GPU-accelerated simulation of colloidal suspensions with direct hydrodynamic interactions

TL;DR

This paper presents a GPU-accelerated implementation of Stokesian dynamics to simulate colloidal suspensions efficiently, avoiding explicit solvent modeling and focusing on memory access and numerical stability.

Contribution

It introduces a GPU-based algorithm for simulating hydrodynamic interactions in colloids, enhancing computational speed and stability compared to traditional methods.

Findings

Achieved efficient GPU implementation of hydrodynamic simulations

Demonstrated improved performance with memory access optimizations

Validated the approach with sedimentation of colloidal clusters

Abstract

Solvent-mediated hydrodynamic interactions between colloidal particles can significantly alter their dynamics. We discuss the implementation of Stokesian dynamics in leading approximation for streaming processors as provided by the compute unified device architecture (CUDA) of recent graphics processors (GPUs).

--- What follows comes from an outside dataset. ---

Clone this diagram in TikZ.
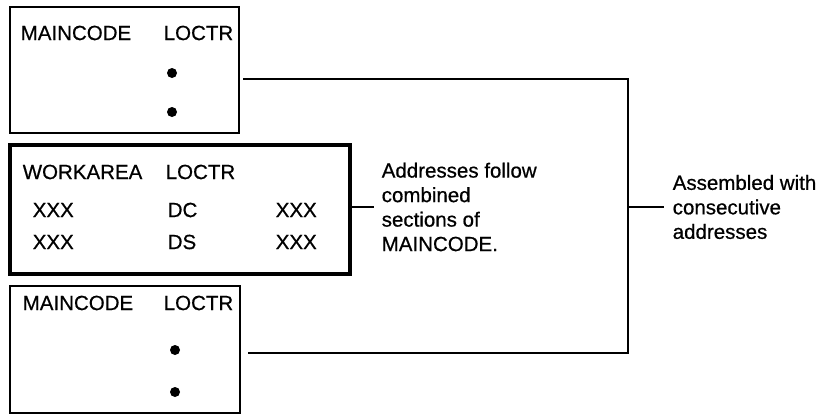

Thereby, the simulation of explicit solvent particles is avoided and hydrodynamic interactions can easily be accounted for in already available, highly accelerated molecular dynamics simulations. Special emphasis is put on efficient memory access and numerical stability. The algorithm is applied to the periodic sedimentation of a cluster of four suspended particles. Finally, we investigate the runtime performance of generic memory access patterns of complexity $O(N^2)$ for various GPU algorithms relying on either hardware cache or shared memory.